The last hope for peace in Iraq was stomped to death this week. The victory of the Shiite religious coalition in the December 15 election hands power for the next four years to a fanatical band of fundamentalist Shiite parties backed by Iran, above all to the Supreme Council for the Islamic Revolution in Iraq (SCIRI). Quietly backed by His Malevolence, Ayatollah Ali al-Sistani, sustained by a 20,000-strong paramilitary force called the Badr Brigade, and with both overt and covert support from Iran's intelligence service and its Revolutionary Guard corps, SCIRI will create a theocratic bastion state in its southern Iraqi fiefdom and use its power in Baghdad to rule what's left of the Iraqi state by force.

...

The more perceptive among U.S. intelligence officials and Iraq experts know how to read the situation, and they mostly believe it is hopeless. "I hate to say, 'Game over,'" says Wayne White, who led the State Department's intelligence effort on Iraq until last spring. "But we've lost it." There is no mechanism for the Sunnis now to restore a modicum of balance in Iraq, and the Shiite religious parties have no incentive to make significant concessions either to the Sunnis or to the resistance, White says.
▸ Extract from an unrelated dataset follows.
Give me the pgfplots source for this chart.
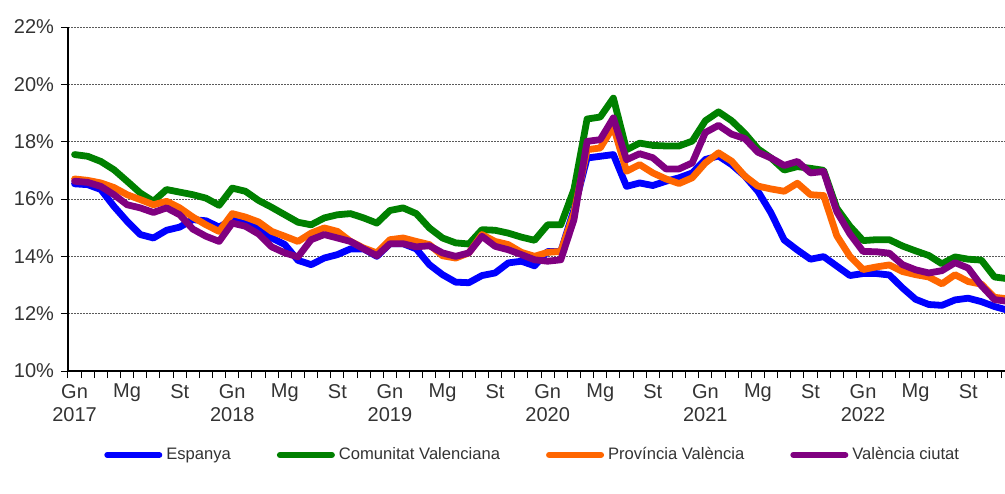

Most worrying is the fact that centrist elements in Iraq—ranging from the CIA's favorite candidate, Iyad Allawi, to the Pentagon's chosen vehicle, Ahmed Chalabi—got blown away. Therefore, as I had hoped earlier (and wrote, in this space, two weeks ago, in a piece called "Iraq's Last Small Hope," and again, last week, in "Iraq's Tipping Point"), any chance that someone like Allawi could emerge as a power broker who could bridge the divide between religious Shiites and the Sunni-led resistance is gone. The planned-for Arab League peace conference, scheduled for late February or early March, likely won't happen. Violence will intensify.